# Given entries:

------------

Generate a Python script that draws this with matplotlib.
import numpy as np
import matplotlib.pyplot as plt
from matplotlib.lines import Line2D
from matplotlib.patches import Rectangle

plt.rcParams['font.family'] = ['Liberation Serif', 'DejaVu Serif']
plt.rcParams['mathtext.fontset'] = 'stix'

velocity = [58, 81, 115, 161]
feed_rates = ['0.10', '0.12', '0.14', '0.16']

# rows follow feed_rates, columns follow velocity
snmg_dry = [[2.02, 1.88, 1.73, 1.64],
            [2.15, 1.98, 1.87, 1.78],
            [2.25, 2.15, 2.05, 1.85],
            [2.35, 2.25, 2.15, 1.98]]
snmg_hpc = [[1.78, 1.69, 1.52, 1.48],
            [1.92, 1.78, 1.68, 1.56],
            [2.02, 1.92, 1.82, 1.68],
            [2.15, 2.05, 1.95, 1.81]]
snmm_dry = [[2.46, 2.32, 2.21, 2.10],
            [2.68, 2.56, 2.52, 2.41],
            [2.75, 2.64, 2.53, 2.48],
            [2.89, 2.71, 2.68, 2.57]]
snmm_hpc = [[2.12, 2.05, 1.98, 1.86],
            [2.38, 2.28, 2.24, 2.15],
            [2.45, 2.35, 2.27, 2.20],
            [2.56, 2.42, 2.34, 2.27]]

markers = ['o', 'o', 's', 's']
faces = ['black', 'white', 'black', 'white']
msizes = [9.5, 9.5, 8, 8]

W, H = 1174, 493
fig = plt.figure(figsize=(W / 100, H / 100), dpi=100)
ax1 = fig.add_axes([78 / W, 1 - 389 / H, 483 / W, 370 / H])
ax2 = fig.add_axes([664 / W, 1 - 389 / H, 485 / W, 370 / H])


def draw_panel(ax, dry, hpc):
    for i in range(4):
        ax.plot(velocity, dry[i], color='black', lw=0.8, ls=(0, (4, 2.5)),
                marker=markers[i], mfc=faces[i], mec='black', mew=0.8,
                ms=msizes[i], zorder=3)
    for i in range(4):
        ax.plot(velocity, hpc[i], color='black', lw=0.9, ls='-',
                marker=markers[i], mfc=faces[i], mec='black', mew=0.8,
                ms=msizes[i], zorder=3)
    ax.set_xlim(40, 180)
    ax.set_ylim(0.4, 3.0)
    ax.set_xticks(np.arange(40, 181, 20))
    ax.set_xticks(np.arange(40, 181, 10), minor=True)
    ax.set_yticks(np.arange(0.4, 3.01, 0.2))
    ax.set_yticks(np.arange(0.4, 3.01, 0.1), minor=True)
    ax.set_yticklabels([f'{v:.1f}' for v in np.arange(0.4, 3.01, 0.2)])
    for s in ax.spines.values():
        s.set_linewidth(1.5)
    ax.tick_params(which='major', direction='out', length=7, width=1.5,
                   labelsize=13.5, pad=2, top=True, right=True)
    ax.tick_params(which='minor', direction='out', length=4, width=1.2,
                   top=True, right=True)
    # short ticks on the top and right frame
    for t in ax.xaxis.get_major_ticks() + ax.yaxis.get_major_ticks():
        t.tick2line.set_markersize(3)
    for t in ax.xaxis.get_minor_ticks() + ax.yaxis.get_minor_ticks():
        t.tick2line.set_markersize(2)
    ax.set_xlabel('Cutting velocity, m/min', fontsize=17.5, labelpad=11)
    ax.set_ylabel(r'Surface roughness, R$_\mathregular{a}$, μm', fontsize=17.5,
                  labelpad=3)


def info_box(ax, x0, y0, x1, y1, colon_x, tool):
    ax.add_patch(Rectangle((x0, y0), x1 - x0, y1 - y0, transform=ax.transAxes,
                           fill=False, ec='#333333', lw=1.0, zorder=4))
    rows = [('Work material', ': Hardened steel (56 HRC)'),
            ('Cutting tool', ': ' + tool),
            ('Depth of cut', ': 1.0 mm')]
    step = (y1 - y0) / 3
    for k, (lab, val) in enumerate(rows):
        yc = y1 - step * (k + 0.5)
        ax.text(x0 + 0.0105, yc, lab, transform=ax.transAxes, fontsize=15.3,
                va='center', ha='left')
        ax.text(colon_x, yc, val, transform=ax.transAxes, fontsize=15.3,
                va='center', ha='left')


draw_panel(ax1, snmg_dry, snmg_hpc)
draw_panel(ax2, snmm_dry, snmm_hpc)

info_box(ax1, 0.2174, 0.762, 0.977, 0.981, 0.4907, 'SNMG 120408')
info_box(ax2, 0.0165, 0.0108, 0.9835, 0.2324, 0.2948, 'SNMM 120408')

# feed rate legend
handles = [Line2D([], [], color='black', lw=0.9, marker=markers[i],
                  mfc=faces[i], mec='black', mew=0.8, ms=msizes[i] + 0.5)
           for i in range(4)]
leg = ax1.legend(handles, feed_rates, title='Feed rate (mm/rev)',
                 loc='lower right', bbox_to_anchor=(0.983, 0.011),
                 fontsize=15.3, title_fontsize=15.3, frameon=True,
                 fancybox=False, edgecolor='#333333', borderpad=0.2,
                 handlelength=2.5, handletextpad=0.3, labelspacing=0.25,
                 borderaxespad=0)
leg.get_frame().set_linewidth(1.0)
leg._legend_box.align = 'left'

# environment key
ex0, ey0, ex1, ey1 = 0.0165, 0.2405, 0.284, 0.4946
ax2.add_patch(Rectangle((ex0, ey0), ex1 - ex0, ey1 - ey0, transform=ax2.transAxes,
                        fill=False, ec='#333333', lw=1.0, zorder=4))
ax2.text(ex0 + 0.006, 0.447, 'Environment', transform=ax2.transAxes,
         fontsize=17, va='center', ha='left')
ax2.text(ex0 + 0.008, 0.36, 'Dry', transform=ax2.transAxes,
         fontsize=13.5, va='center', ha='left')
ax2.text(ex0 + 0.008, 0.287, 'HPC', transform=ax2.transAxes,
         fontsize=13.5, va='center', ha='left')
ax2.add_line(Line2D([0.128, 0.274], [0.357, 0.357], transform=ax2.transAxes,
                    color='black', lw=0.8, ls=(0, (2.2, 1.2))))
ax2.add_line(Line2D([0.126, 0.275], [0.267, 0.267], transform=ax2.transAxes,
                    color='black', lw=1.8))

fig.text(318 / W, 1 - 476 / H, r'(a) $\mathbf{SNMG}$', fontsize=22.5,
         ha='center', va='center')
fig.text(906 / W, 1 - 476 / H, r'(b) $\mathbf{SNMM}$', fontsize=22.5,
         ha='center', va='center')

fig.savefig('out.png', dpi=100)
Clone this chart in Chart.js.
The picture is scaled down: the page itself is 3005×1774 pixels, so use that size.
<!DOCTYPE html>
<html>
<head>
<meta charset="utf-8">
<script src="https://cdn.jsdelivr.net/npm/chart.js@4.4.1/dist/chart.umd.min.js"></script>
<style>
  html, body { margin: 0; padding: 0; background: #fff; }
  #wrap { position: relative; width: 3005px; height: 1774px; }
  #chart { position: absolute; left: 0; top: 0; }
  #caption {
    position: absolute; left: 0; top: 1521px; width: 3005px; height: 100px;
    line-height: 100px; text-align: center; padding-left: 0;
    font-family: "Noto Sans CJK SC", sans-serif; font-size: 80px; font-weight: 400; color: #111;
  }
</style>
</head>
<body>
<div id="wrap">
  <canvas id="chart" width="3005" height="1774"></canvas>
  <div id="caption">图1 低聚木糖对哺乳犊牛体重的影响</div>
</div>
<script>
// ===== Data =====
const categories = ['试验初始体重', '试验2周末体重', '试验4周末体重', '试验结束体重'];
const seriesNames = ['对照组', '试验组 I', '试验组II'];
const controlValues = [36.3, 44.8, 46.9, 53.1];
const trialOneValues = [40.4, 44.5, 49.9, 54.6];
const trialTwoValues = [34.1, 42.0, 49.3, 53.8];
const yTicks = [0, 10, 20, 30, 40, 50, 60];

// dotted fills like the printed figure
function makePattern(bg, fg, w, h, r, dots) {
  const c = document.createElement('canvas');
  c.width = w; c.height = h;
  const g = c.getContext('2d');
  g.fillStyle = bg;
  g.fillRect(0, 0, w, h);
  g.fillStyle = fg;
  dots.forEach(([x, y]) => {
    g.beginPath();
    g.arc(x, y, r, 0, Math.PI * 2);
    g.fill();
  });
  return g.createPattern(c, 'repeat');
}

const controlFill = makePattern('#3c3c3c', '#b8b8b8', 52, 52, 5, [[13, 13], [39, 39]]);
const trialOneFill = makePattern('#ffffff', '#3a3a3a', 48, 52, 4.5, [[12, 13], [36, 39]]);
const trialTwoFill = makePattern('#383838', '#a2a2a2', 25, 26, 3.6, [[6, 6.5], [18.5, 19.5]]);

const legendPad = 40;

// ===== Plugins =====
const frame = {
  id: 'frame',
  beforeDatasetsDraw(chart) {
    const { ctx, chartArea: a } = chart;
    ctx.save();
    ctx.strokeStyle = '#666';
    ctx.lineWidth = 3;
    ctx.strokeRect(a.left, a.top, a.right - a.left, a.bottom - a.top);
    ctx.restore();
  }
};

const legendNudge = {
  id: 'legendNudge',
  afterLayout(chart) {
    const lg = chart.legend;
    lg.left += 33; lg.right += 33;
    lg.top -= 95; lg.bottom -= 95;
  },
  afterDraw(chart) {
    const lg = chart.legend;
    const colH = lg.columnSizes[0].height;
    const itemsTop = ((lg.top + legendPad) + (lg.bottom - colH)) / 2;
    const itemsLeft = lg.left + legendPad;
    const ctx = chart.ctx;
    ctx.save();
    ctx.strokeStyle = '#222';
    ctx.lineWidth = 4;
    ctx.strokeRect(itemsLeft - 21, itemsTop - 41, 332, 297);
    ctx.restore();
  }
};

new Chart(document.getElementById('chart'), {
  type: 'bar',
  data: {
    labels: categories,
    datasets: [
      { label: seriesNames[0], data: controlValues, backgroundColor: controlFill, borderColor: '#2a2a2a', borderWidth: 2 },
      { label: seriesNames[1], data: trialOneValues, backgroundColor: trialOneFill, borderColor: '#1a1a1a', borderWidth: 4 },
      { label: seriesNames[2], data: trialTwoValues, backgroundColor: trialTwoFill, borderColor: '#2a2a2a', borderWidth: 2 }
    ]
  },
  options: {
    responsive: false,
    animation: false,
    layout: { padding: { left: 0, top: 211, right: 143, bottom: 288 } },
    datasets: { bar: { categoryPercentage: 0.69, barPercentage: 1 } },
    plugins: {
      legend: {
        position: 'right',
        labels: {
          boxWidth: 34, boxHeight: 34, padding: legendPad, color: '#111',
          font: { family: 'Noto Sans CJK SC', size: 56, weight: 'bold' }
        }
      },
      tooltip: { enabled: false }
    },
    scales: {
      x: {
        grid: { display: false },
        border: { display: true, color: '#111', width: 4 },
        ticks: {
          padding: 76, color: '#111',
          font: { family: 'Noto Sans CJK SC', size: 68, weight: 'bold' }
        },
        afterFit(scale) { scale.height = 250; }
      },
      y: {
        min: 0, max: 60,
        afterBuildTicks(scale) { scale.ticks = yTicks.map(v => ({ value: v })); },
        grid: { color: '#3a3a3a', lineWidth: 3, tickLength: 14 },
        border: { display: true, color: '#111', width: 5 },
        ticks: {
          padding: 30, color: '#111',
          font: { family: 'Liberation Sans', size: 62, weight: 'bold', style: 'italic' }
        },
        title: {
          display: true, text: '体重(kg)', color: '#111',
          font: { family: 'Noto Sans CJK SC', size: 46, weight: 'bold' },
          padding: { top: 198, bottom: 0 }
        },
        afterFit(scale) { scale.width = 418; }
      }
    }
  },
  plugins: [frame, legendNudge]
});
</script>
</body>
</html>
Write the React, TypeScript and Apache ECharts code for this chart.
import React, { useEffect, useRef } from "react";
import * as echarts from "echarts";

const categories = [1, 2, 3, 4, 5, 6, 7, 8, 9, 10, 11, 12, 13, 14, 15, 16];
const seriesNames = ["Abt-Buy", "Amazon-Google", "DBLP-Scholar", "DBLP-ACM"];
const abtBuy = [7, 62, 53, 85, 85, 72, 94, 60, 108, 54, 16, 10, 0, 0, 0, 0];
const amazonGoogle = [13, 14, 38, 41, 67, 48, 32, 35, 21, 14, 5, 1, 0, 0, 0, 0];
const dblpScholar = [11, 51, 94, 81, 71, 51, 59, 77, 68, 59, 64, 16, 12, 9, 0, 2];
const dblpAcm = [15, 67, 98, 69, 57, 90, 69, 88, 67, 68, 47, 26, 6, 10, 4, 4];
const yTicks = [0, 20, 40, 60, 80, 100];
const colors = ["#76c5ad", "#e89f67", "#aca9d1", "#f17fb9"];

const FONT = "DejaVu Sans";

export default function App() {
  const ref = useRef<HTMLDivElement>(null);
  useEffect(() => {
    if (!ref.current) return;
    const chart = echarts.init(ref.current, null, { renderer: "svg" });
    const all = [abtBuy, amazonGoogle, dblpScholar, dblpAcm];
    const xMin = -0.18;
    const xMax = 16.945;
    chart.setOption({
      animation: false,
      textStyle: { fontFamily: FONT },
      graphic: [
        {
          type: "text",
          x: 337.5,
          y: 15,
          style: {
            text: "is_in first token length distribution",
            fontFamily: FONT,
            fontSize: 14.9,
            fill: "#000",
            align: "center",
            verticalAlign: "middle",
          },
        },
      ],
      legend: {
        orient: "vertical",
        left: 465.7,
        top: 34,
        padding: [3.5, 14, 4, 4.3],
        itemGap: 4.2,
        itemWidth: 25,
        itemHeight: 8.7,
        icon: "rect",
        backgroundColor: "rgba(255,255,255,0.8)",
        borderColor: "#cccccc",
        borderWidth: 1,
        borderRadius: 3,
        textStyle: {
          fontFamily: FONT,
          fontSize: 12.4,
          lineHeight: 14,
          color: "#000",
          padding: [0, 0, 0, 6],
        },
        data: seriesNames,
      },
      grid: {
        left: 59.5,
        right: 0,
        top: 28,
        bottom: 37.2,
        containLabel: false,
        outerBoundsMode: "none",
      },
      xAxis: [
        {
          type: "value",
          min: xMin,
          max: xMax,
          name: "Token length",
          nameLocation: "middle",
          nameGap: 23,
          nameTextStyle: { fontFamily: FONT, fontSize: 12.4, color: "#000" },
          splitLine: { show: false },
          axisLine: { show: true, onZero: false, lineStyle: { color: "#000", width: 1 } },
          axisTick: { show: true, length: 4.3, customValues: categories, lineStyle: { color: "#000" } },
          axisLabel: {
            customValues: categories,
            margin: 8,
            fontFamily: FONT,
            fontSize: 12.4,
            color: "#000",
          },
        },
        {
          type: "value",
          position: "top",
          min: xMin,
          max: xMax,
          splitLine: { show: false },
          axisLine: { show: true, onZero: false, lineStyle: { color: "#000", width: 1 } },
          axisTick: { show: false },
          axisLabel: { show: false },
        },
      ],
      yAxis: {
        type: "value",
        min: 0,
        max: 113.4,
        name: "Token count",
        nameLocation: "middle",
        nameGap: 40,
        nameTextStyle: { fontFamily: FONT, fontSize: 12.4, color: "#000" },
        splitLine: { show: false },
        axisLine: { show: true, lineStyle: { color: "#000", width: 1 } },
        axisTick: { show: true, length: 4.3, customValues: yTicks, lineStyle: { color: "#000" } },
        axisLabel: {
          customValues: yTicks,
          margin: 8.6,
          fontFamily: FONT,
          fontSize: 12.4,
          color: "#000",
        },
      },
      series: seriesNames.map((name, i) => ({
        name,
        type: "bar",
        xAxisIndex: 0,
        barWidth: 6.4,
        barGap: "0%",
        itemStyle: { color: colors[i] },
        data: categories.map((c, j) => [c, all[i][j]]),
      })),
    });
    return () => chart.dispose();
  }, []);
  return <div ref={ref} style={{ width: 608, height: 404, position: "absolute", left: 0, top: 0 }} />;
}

------------

# Stated goal:
Which lines above hold the word "React"? Copy each of them.

# Response to the exercise:
Write the React, TypeScript and Apache ECharts code for this chart.
import React, { useEffect, useRef } from "react";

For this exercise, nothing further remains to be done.